Shrapnel from the bombs had peppered the rooms and blood spatters could be seen on doorframes, walls and in the courtyard.

Rabbani said he did not understand why foreign forces had targeted his family when he had no links to the insurgents firing rockets near the airport. “I do not belong to the government nor am I affiliated with anyone. I am a poor person who works in the city,” said the 49-year-old taxi driver.

Large fragments of the bombs lay on the ground nearby, one piece showing a partial label that read “50.9 KG.”

“There are no Daesh [Islamic State] or Taliban in this area and the fighting is almost three kilometers from here—and they bombed my house.”

It is not the first time a U.S. bombing attack has hit the wrong target.
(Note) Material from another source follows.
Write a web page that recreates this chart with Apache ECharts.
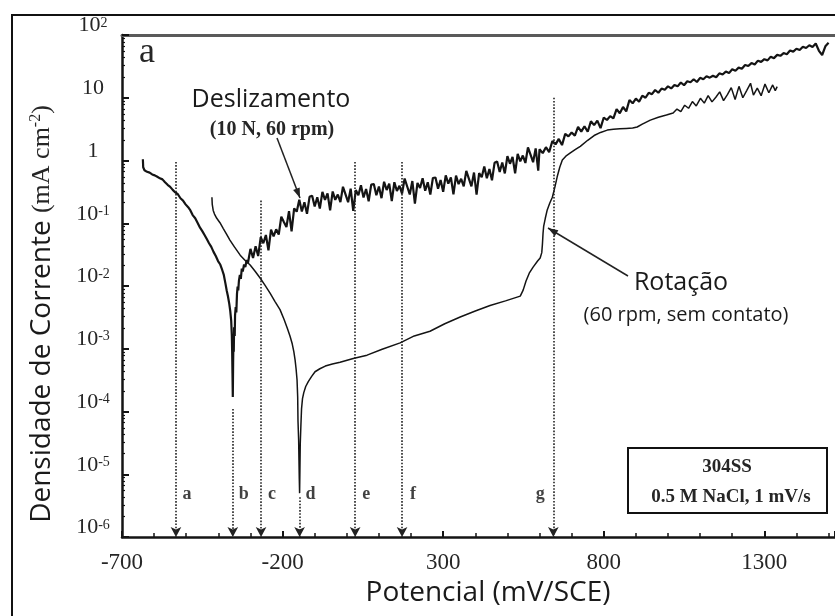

An American airstrike in 2015 destroyed a Doctors Without Borders trauma center in northern Kunduz province, killing over 40.

In July a U.S. airstrike killed 16 policemen in Helmand province. It came after a U.S. strike in Helmand’s Sangin district killed at least 18 civilians, mostly women and children, in February.

Rabbani and his family have joined a growing list of civilians who have become casualties of Afghanistan’s grinding 16-year war. The number of civilians killed and wounded was at a record high in the first six months of 2017, a U.N. report shows, made worse by the Afghan Air Force carrying out its own airstrikes along with U.S. Forces.

“Airstrikes carried out by international and Afghan air forces caused 590 civilian casualties [in 2016], nearly double that recorded in 2015,” a separate U.N. report shows, with women and children accounting for more than half of the victims.

While NATO has acknowledged its mistake, Rabbani’s family wants compensation not sympathy—and for the strikes on ordinary Afghans to stop. “They do not target the enemies in front of their eyes—they target our house and kill our people,” said Rabbani.